New Delhi, Feb 14: Hundreds of pro-Islamist university students on Wednesday stage protest against Valentine day celebration in Lahore. The Pakistan’s media regulatory authority has also instructed all news channels, radio stations and print media to refrain from promoting Western culture’s celebrations of Valentine’s Day.

Holding placards and posters students peacefully marched towards the Punjab University campus but was stopped by the police.

PEMRA directed countrywide broadcast media to “desist” from promoting the day.  Religious parties have been long demanding to ban all kinds of events and celebration related to the Valentine s Day in the country as such activities were against the Islamic teachings.

The ban followed a petition by a private citizen, Abdul Waheed, who argued that promotions of Valentines’ Day were “against the teachings of Islam and should be banned immediately.”

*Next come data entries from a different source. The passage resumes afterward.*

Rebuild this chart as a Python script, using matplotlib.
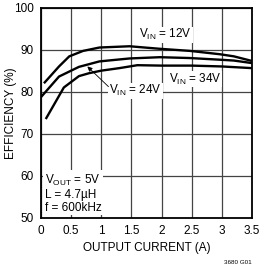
import matplotlib
matplotlib.use("Agg")
import matplotlib.pyplot as plt

plt.rcParams["font.family"] = ["Liberation Sans Narrow", "Liberation Sans", "DejaVu Sans"]
plt.rcParams["mathtext.default"] = "regular"

# data
i12 = [0.05, 0.3, 0.47, 0.7, 0.97, 1.47, 1.97, 2.47, 2.97, 3.2, 3.5]
e12 = [82.0, 86.0, 88.4, 89.7, 90.5, 90.8, 90.2, 89.7, 88.9, 88.4, 87.3]
i24 = [0.0, 0.3, 0.63, 0.97, 1.47, 1.97, 2.47, 2.97, 3.2, 3.5]
e24 = [78.7, 83.6, 85.9, 87.2, 87.9, 88.2, 88.0, 87.6, 87.4, 86.8]
i34 = [0.08, 0.38, 0.63, 0.8, 1.0, 1.3, 1.6, 2.0, 2.5, 3.0, 3.5]
e34 = [73.5, 81.0, 83.7, 84.4, 85.0, 85.6, 86.3, 86.2, 86.2, 86.0, 85.6]

xticks = [0, 0.5, 1, 1.5, 2, 2.5, 3, 3.5]
xtick_labels = ["0", "0.5", "1", "1.5", "2", "2.5", "3", "3.5"]
yticks = [50, 60, 70, 80, 90, 100]

fig = plt.figure(figsize=(2.59, 2.70), dpi=100)
ax = fig.add_axes([0.158, 0.193, 0.815, 0.779])

for i, e in ((i12, e12), (i24, e24), (i34, e34)):
    ax.plot(i, e, color="black", lw=1.7, solid_capstyle="butt", zorder=3)

ax.set_xlim(0, 3.5); ax.set_ylim(50, 100)
ax.set_xticks(xticks); ax.set_xticklabels(xtick_labels)
ax.set_yticks(yticks)
ax.grid(True, color="#444444", lw=0.9)
ax.tick_params(length=0, labelsize=8.5, pad=5)
for s in ax.spines.values():
    s.set_linewidth(1.3)

ax.set_xlabel("OUTPUT CURRENT (A)", fontsize=8.5, labelpad=4)
ax.set_ylabel("EFFICIENCY (%)", fontsize=8.5)
ax.yaxis.set_label_coords(-0.112, 0.5)

ax.text(1.63, 93.5, "V$_{IN}$ = 12V", fontsize=8.5, va="center", ha="left",
        bbox=dict(fc="white", ec="none", pad=0.5), zorder=4)
ax.text(2.12, 83.0, "V$_{IN}$ = 34V", fontsize=8.5, va="center", ha="left",
        bbox=dict(fc="white", ec="none", pad=0.5), zorder=4)
ax.text(1.13, 80.2, "V$_{IN}$ = 24V", fontsize=8.5, va="center", ha="left",
        bbox=dict(fc="white", ec="none", pad=0.5), zorder=4)
ax.annotate("", xy=(0.77, 86.0), xytext=(1.12, 81.2),
            arrowprops=dict(arrowstyle="-|>", color="black", lw=0.6,
                            mutation_scale=7, shrinkA=0, shrinkB=0), zorder=4)

ax.text(0.06, 55.9, "V$_{OUT}$ = 5V\nL = 4.7µH\nf = 600kHz", fontsize=8.5,
        va="center", ha="left", linespacing=1.1,
        bbox=dict(fc="white", ec="none", pad=1.0), zorder=4)

fig.text(0.97, 0.02, "3680 G01", fontsize=4.5, ha="right", va="bottom")

fig.savefig("out.png", dpi=100)
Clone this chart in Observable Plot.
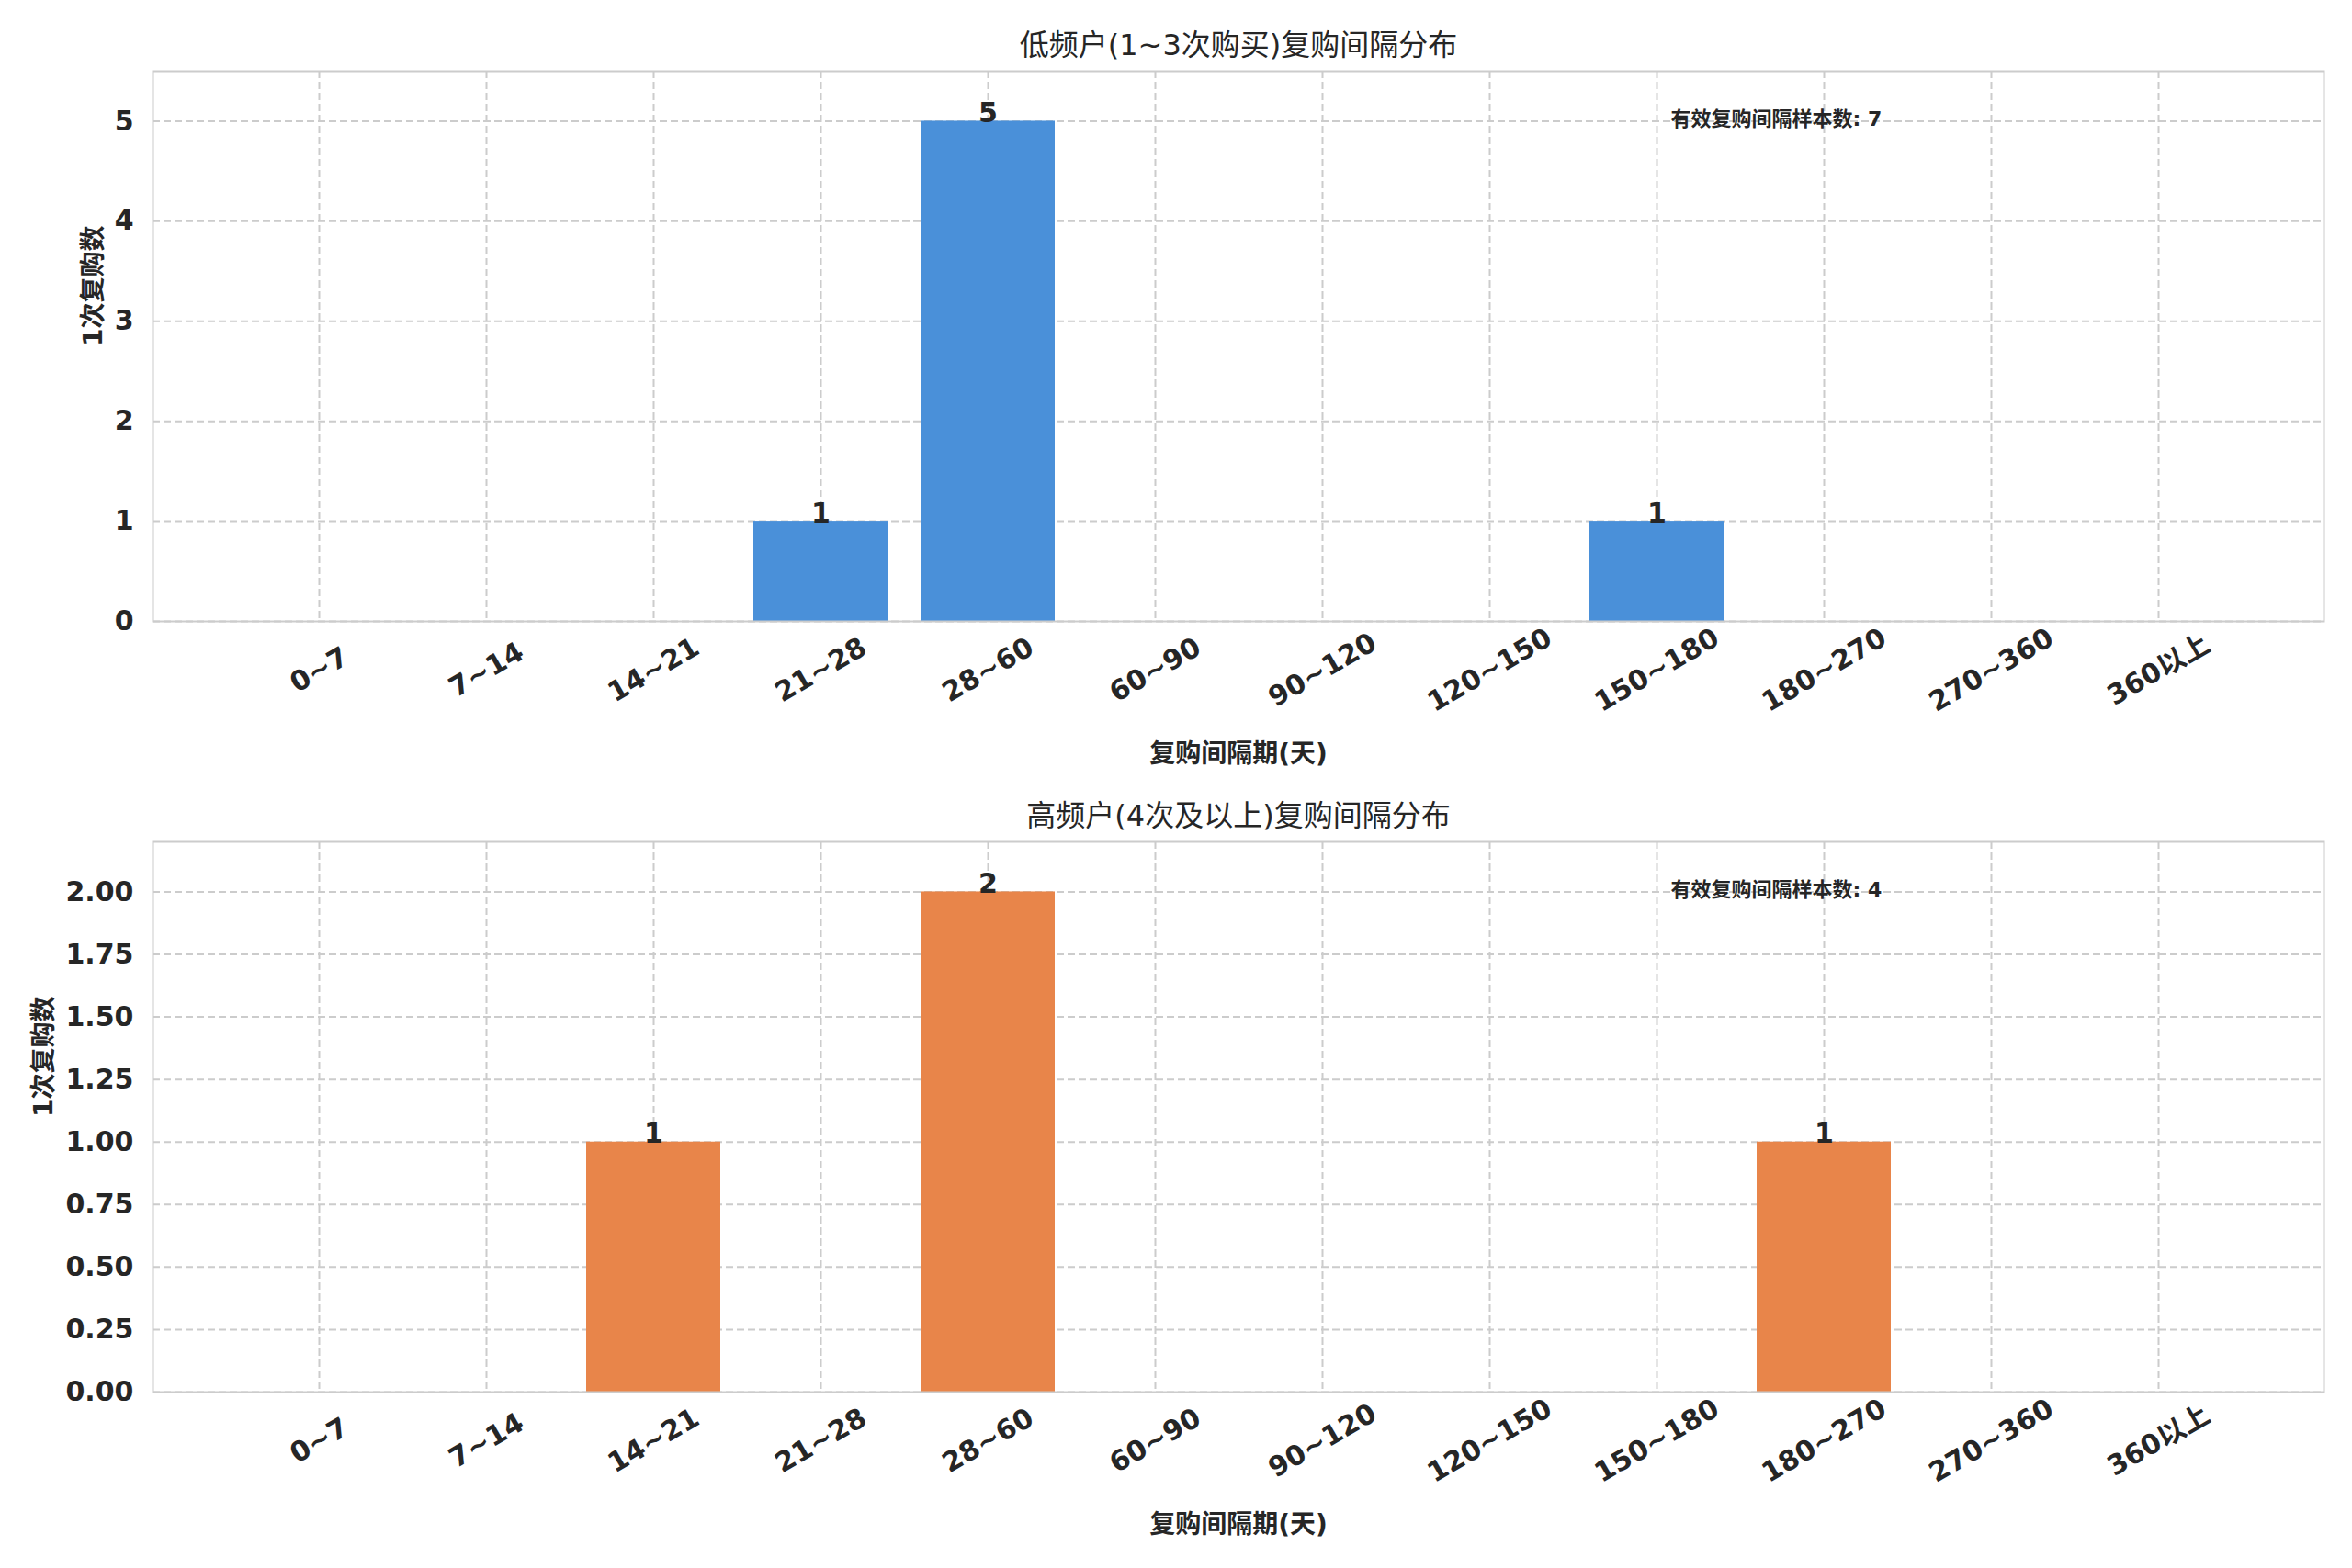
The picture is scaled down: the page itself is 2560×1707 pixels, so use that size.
<!DOCTYPE html>
<html><head><meta charset="utf-8">
<script src="https://cdn.jsdelivr.net/npm/d3@7"></script>
<script src="https://cdn.jsdelivr.net/npm/@observablehq/plot@0.6"></script>
<style>
body{margin:0;background:#fff}
#chart{width:2560px;height:1707px;background:#fff}
#chart svg{display:block}
</style>
</head><body><div id="chart"></div>
<script>
const categories = ["0~7","7~14","14~21","21~28","28~60","60~90","90~120","120~150","150~180","180~270","270~360","360以上"];
const lowCounts  = [0,0,0,1,5,0,0,0,1,0,0,0];
const highCounts = [0,0,1,0,2,0,0,0,0,1,0,0];
const titles = ["低频户(1~3次购买)复购间隔分布", "高频户(4次及以上)复购间隔分布"];
const yLabel = "1次复购数";
const xLabel = "复购间隔期(天)";
const notePrefix = "有效复购间隔样本数";
const colors = ["#4A90D9", "#E8854A"];
const lowTicks = [0,1,2,3,4,5];
const highTicks = [0,0.25,0.5,0.75,1,1.25,1.5,1.75,2];

function panel({counts, title, color, height, marginTop, marginBottom, yTicks, yFormat, yLabelDx}) {
  const data = categories.map((c, i) => ({cat: c, n: counts[i]}));
  const total = d3.sum(counts);
  const maxV = d3.max(counts);
  const grid = {stroke: "#cccccc", strokeOpacity: 1, strokeWidth: 2, strokeDasharray: "8,4"};
  return Plot.plot({
    width: 2560, height, marginTop, marginBottom, marginLeft: 166, marginRight: 31,
    style: {fontFamily: '"DejaVu Sans", "Noto Sans CJK SC", sans-serif', color: "#262626", background: "#fff", overflow: "visible"},
    x: {type: "band", domain: categories, paddingInner: 0.2, paddingOuter: 0.59},
    y: {domain: [0, maxV * 1.1]},
    marks: [
      Plot.gridX(grid),
      Plot.gridY(yTicks, grid),
      Plot.barY(data, {x: "cat", y: "n", fill: color}),
      Plot.frame({stroke: "#cccccc", strokeWidth: 2}),
      Plot.axisX({tickSize: 0, tickPadding: 53, tickRotate: -30, textAnchor: "middle", lineAnchor: "middle", fontSize: 30, fontWeight: "bold", label: null}),
      Plot.axisY(yTicks, {tickSize: 0, tickPadding: 21, tickFormat: yFormat, fontSize: 30, fontWeight: "bold", label: null}),
      Plot.text(data.filter(d => d.n > 0), {x: "cat", y: "n", text: d => String(d.n), lineAnchor: "bottom", dy: 1, fontSize: 30, fontWeight: "bold"}),
      Plot.text([title], {frameAnchor: "top", dy: -28, lineAnchor: "middle", fontSize: 32}),
      Plot.text([xLabel], {frameAnchor: "bottom", dy: 145, lineAnchor: "middle", fontSize: 28, fontWeight: "bold"}),
      Plot.text([yLabel], {frameAnchor: "left", dx: yLabelDx, rotate: -90, lineAnchor: "middle", fontSize: 28, fontWeight: "bold"}),
      Plot.text([`${notePrefix}: ${total}`], {frameAnchor: "top-left", dx: 1652, dy: 52, textAnchor: "start", lineAnchor: "middle", fontSize: 22, fontWeight: "bold"})
    ]
  });
}

const chart = document.getElementById("chart");
chart.append(panel({counts: lowCounts, title: titles[0], color: colors[0], height: 853, marginTop: 77, marginBottom: 177, yTicks: lowTicks, yFormat: d3.format("d"), yLabelDx: -64}));
chart.append(panel({counts: highCounts, title: titles[1], color: colors[1], height: 854, marginTop: 63, marginBottom: 192, yTicks: highTicks, yFormat: d3.format(".2f"), yLabelDx: -118}));
</script>
</body></html>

This is the second year in a row that Pakistan has banned Valentine’s – as well as any media coverage of the day

More than 60% of the Pakistani population is under the age of 30, and generally in recent years people have embraced the showier side of the day with hearts, flowers and chocolates.

The Valentine’s Day activities have often been disrupted in the past in the Muslim-majority country by the supporters of hardline parties like Jamaat-e-Islami. February 14 is celebrated as Valentine’s Day in whole world.

But not only Pakistan, in Iran, celebrating Valentine’s itself isn’t officially banned. Iranian shop owners aren’t allowed to manufacture or sell Valentine’s paraphernalia, such as boxes and cards adorned with hearts, special heart-shaped balloons, or red roses. Plus, under the country’s strict religious laws, unmarried couples are forbidden from mingling with each other.

Similarly in Indonesia there is no official law against the holiday, but some hardliners enforce small-scale bans and employ intimidation tactics.